Only hardcore memer gods will recognize the picture this snippet originates from.
 Or maybe she was upset I wasn't taking this too seriously. In which case she's not been paying attention to me or I've changed significantly since the last school year. Either could be the case, honestly. The memes and family issues are getting to me. Or possibly she's of Turkish descent and that picture bit deep.

 I regret nothing of this, though.

 I do regret what followed but I think it was still a good exercise in damage control.

 After the first English class, instead of continuing with our regular schedule of another English class and a Dirigency class teacher decided to walk the class to a book showcase/festival/event that happened in the town. I planned on a sneaky escape from this in the process which was rapidly foiled by me misstepping in a way that bent my ankle in the classic spraining position and my weaboo acquaintance (Let's nickname him "Jooto" because that would be the Japanese equivalent to his name according to some hurried internet translating I did) trying to herd me back into the crowd after he gathered that I was obviously trying to leave it.
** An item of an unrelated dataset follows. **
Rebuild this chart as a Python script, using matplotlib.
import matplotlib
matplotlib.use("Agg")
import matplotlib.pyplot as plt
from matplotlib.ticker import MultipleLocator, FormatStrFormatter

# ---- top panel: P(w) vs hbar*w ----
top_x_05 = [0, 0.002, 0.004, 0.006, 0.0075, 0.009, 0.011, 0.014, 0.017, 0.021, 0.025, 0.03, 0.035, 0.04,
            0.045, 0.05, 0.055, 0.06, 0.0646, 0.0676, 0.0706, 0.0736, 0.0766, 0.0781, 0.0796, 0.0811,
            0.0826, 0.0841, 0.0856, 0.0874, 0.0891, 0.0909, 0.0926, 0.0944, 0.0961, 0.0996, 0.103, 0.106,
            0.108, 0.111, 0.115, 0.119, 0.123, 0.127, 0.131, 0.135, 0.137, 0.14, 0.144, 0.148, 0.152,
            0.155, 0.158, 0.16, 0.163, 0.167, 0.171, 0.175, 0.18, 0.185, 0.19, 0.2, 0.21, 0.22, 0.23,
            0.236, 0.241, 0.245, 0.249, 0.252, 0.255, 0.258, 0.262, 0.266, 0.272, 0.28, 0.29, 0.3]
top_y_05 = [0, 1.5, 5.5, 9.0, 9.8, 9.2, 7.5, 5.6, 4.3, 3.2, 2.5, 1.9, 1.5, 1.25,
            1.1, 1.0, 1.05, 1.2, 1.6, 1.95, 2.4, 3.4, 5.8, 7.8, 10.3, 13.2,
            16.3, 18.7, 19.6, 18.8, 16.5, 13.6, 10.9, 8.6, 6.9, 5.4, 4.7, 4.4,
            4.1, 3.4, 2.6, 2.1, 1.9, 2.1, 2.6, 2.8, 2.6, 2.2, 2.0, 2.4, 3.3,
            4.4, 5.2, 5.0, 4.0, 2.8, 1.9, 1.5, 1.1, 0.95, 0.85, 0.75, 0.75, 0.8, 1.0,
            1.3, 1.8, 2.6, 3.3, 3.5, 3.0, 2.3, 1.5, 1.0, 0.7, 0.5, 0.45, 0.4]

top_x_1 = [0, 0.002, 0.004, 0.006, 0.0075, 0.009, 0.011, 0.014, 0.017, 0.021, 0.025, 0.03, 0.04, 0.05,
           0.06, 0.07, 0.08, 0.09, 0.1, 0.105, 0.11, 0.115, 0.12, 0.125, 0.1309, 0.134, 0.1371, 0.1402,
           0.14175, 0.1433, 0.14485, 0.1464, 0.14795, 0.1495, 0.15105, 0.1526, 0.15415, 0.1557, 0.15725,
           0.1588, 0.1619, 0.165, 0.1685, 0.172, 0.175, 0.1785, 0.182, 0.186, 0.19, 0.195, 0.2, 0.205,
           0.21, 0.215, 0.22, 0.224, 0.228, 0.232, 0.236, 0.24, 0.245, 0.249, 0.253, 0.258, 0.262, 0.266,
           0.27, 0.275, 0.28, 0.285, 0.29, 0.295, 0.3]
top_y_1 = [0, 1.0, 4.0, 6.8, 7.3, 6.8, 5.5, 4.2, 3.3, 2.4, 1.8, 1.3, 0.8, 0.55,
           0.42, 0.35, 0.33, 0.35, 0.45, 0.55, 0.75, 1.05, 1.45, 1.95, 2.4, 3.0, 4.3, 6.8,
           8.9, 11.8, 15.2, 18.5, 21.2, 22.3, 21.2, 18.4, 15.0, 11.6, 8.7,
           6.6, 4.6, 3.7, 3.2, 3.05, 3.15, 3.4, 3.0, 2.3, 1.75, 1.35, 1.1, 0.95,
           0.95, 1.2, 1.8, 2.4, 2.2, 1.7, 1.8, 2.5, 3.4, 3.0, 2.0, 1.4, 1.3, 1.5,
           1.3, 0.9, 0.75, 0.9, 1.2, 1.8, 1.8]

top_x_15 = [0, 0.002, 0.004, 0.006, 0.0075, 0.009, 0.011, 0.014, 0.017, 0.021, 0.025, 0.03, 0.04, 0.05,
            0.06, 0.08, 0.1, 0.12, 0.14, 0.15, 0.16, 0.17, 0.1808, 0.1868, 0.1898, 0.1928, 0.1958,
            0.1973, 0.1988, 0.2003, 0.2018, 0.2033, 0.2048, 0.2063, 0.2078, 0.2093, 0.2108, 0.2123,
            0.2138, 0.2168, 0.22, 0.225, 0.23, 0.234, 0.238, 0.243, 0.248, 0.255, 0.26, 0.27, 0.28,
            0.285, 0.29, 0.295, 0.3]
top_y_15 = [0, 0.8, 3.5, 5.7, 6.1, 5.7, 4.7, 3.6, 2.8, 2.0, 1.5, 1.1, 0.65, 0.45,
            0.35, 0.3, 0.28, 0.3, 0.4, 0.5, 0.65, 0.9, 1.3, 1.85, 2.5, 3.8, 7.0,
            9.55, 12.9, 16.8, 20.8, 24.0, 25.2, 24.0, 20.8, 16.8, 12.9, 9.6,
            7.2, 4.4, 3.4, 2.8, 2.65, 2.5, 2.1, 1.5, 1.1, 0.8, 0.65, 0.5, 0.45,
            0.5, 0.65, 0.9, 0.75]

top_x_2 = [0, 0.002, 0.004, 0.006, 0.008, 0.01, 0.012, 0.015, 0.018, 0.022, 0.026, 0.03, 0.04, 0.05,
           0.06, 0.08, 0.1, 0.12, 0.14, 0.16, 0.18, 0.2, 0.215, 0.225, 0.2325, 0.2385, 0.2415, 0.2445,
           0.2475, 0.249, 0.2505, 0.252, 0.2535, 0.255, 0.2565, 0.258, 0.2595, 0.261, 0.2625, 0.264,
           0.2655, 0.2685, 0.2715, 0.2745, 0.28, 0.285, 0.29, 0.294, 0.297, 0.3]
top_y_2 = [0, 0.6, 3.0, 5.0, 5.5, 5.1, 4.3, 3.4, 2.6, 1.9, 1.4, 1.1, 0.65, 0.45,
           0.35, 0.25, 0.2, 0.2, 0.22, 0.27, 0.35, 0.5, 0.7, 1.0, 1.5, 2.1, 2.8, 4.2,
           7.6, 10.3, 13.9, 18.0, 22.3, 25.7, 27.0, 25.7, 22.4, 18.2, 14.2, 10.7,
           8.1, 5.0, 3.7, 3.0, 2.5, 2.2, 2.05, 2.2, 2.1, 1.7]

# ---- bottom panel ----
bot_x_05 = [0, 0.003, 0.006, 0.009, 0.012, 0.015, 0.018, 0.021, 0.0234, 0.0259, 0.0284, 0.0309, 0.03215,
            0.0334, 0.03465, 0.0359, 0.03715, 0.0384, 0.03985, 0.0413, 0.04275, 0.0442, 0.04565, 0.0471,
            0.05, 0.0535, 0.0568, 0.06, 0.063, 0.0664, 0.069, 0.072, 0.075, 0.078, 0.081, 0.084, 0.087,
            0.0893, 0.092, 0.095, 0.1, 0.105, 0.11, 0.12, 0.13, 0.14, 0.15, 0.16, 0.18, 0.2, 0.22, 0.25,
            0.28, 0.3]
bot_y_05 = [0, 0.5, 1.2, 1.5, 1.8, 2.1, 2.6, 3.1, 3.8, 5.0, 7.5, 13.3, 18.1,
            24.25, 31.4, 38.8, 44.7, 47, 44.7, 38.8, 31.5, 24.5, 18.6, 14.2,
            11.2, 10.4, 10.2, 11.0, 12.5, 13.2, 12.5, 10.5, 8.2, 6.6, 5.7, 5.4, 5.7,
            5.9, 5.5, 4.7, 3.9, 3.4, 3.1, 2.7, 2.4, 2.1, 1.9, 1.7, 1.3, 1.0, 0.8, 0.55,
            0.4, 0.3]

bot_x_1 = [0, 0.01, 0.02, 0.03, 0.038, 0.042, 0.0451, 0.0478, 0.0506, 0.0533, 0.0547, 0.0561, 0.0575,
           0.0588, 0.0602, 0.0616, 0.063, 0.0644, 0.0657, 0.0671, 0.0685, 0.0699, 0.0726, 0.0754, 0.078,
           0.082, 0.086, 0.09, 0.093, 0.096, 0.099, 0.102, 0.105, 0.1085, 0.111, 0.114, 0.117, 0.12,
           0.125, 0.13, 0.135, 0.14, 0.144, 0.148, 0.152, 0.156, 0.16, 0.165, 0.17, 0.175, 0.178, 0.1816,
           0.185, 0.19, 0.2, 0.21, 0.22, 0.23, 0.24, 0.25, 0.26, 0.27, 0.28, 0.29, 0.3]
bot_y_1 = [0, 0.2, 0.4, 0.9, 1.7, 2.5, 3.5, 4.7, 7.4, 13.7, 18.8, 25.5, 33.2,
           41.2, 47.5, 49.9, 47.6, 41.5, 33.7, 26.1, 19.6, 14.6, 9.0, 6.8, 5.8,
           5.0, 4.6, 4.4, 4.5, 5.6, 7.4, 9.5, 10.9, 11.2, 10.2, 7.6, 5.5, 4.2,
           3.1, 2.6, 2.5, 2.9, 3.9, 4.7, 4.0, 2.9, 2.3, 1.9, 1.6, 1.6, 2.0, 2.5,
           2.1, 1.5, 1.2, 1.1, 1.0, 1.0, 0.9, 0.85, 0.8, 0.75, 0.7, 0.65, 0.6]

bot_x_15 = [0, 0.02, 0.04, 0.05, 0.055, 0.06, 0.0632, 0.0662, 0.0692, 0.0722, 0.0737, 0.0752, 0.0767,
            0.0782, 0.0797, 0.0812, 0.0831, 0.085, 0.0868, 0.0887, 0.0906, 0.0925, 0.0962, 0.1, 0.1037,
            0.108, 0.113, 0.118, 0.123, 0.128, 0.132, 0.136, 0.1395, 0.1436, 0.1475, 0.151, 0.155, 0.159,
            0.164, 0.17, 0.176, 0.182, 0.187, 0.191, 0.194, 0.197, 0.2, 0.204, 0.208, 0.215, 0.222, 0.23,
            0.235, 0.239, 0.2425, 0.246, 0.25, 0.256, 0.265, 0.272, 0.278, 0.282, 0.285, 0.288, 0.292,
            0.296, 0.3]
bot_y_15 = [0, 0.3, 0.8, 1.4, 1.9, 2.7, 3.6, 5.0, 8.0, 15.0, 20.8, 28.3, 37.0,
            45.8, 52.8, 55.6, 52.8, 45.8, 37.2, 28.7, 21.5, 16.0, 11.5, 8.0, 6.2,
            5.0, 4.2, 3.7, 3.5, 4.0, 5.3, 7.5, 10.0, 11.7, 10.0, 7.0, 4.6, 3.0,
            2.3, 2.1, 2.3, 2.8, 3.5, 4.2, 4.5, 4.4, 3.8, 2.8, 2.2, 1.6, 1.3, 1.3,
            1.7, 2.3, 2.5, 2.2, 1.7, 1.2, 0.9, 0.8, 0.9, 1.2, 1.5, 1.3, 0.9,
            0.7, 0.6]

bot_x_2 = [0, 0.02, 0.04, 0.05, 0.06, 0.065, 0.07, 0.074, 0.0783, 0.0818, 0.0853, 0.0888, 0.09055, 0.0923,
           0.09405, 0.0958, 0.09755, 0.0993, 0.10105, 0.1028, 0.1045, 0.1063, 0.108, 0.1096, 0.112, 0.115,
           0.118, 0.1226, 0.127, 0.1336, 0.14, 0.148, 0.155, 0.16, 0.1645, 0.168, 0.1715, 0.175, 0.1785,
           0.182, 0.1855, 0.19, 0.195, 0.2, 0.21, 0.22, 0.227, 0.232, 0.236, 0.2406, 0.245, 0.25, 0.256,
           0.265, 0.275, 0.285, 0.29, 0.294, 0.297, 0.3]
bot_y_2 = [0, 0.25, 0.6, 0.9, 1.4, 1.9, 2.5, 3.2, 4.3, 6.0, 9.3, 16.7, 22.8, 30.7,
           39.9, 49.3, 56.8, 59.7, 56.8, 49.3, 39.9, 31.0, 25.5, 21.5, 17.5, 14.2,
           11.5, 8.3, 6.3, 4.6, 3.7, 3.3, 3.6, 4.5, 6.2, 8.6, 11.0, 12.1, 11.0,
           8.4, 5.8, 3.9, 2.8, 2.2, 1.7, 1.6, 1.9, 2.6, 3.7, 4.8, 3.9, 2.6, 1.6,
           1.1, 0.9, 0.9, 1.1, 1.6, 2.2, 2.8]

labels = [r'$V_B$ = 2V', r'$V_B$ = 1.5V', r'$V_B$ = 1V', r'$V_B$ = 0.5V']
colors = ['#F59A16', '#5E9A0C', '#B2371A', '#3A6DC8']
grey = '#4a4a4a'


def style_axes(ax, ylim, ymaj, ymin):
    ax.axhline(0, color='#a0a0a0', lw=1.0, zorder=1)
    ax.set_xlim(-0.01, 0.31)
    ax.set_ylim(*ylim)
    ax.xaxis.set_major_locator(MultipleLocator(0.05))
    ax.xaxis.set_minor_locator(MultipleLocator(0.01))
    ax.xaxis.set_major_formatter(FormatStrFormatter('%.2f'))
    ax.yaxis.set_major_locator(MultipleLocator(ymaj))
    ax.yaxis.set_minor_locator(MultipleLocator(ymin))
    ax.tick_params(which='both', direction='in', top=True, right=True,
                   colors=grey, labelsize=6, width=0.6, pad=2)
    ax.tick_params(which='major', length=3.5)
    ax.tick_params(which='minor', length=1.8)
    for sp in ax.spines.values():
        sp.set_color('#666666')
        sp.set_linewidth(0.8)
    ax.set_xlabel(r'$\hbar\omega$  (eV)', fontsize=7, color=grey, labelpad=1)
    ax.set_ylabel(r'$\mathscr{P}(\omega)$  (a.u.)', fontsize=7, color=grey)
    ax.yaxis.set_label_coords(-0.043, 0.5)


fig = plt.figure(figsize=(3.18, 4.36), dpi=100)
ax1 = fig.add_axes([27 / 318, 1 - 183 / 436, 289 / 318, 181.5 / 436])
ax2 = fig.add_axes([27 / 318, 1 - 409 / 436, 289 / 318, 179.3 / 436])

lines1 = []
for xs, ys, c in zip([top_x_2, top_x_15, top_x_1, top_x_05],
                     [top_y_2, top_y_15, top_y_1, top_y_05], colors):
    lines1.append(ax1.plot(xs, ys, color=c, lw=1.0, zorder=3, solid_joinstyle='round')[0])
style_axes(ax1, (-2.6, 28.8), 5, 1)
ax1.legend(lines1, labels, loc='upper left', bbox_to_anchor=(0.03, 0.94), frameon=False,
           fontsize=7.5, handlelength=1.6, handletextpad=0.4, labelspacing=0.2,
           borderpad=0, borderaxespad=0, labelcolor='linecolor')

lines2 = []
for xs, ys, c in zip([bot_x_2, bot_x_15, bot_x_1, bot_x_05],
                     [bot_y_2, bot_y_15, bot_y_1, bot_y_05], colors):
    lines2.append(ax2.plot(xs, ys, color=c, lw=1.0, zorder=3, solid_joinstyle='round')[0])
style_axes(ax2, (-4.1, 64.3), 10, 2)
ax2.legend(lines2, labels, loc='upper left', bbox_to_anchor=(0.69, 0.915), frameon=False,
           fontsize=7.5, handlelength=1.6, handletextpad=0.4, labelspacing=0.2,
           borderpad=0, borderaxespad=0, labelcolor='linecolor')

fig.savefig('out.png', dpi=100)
I suppose this caused me to hasten and I made a run for it when we came close to a forking in a street, but I was slow enough for my class to notice me and Jooto caught up to me and tried convincing me to return. I tell him he can tell my teacher I left, and I try to make my way to the bus stop where I would take the bus to drive me home. On my way I begin being nervous about the likelihood of my teacher having called my parents to inform them of my escape or she planning to mark me down an absence in the class catalogue (Which can be a cause of concern if they add up).
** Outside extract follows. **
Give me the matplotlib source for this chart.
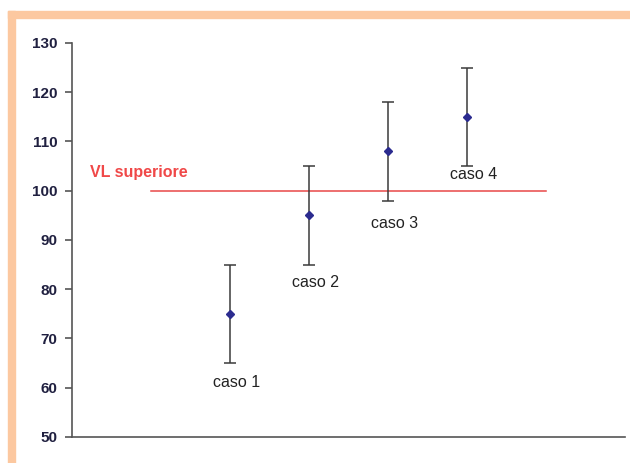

 And since going home would have only gotten me only deeper in trouble, I connive a brilliant masterplan to get myself out of this mess - I call my teacher and tell her I only left because I forgot my phone at school and I had to get it, and that I am now on my way to the festival where I'll meet the class. I can't recall exactly if her voice was relieved or still stressed - (She's technically responsible for my well being) but she basically just repeated the word "Okay" and then repeated the fact that we'll meet there. By this point I was long regretting the fact that I've taken the woman on such an emotional rollecoaster.

 I get to the festival/event, which was pretty empty desolate, and especially free from the presence of my classmates, to get told by one of my classmates I can leave whenever I want. So I loiter around for a bit for good form and then get out of there, for one last long walk to the bus stop and a subsequent but shorter walk from where the bus drops passangers off closest to my house to my house itself. I've not even succeeded in finding out if I've been marked as absent or not.

 But my parents were placid when I got home, which leads me to believe she's not called them. And I still got home earlier than I normally would've today.

 Which is all I could've asked from this day. Who knows, I might do the few details I overlooked in some previous pixel drawings with the energy I've preserved through a 6-hour school day or make a whole new one so that none of it goes to waste.